What is known of the last minutes of the men of the Alamo comes from the non-combatants in the fort whose lives were spared, particularly the wife of Lieutenant Dickinson, Ham, the Black servant of Jim Bowie, and Joe, the Black servant of Travis. The rooms of the stone buildings were fought for one by one. Armed with his knife and a brace of pistols, Jim Bowie fought from his sickbed in the baptistry. The chapel was the last place to be taken.
At around 7 a.m. with the din of battle dying down, Santa Anna judged it safe to approach the fort. One of the handful of Texans still alive in the chapel fired a last defiant volley, and the dictator retired to his adobe-walled command post. Only when the last Texan was dead did Santa Anna again venture forth to the Alamo, directing that the bodies of the fallen Texans should be burnt in two great funeral pyres.
To capture the Alamo cost General Antonio Lopez de Santa Anna over 1,000 of his men. He had also given the new Republic of Texas a battle cry which would bring it ultimate victory.
Victory for the Republic
The Republic of Texas had been declared on 2 March 1836, four days before the fall of the Alamo. Meeting in the village of Washington-on-the-Brazos, 59 delegatesagreed a Declaration of Independence and a constitution borrowed from that of the United States. Slavery was legalized, and all Texans guaranteed an ample land grant. Almost as important as these acts, the delegates finally agreed to let Sam Houston lead the Texan army in meaningful fashion.

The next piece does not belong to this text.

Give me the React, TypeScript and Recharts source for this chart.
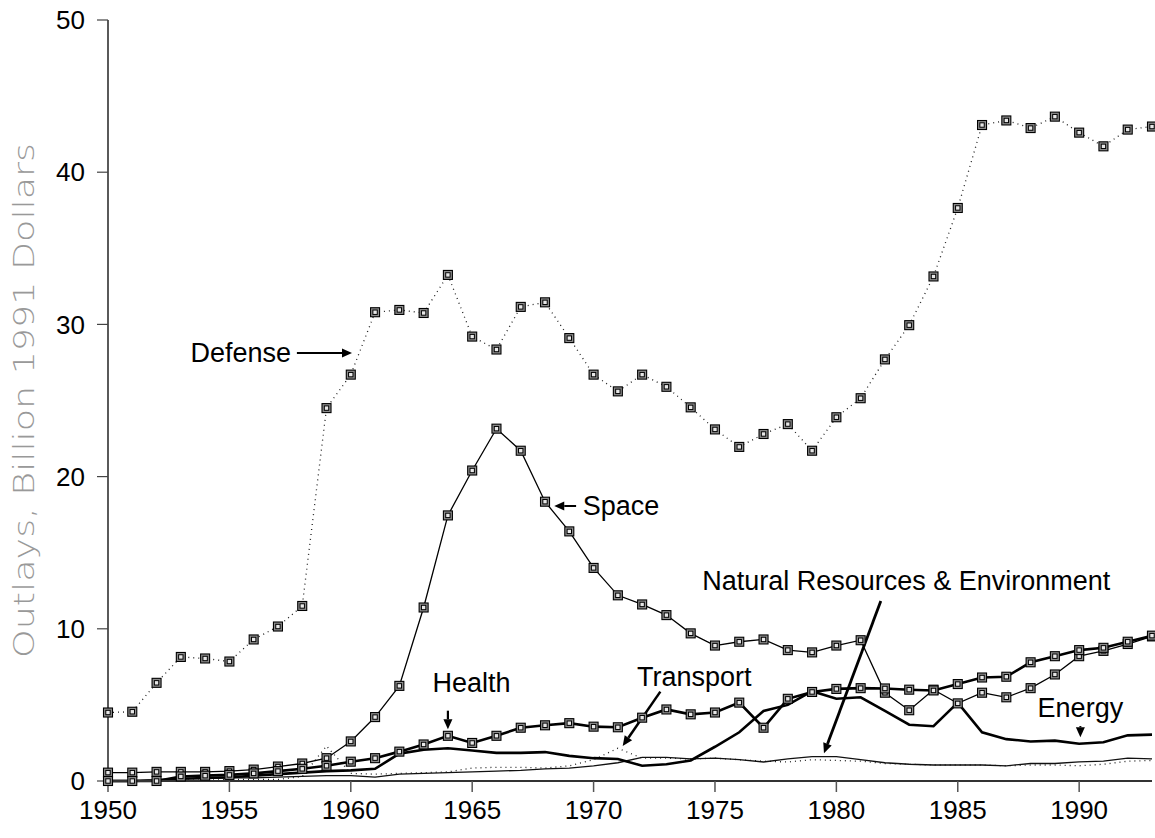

Taking command of his rag-bag army in mid-March 1836, Houston began an elaborate, zig-zagging eastward retreat, always just out of Santa Anna’s impatient reach. Thinking “Old Sam” was scared to fight, many settlers panicked and raced for the US border – an affair known as the “runaway scrape”. Some of Houston’s army wept in shame, others became mutinous. Texas’s new government bombarded him with missives: “Sir: The enemy are laughing you to scorn . . . You must retreat no farther. The country expects you to fight. The salvation of the country depends on you doing so.”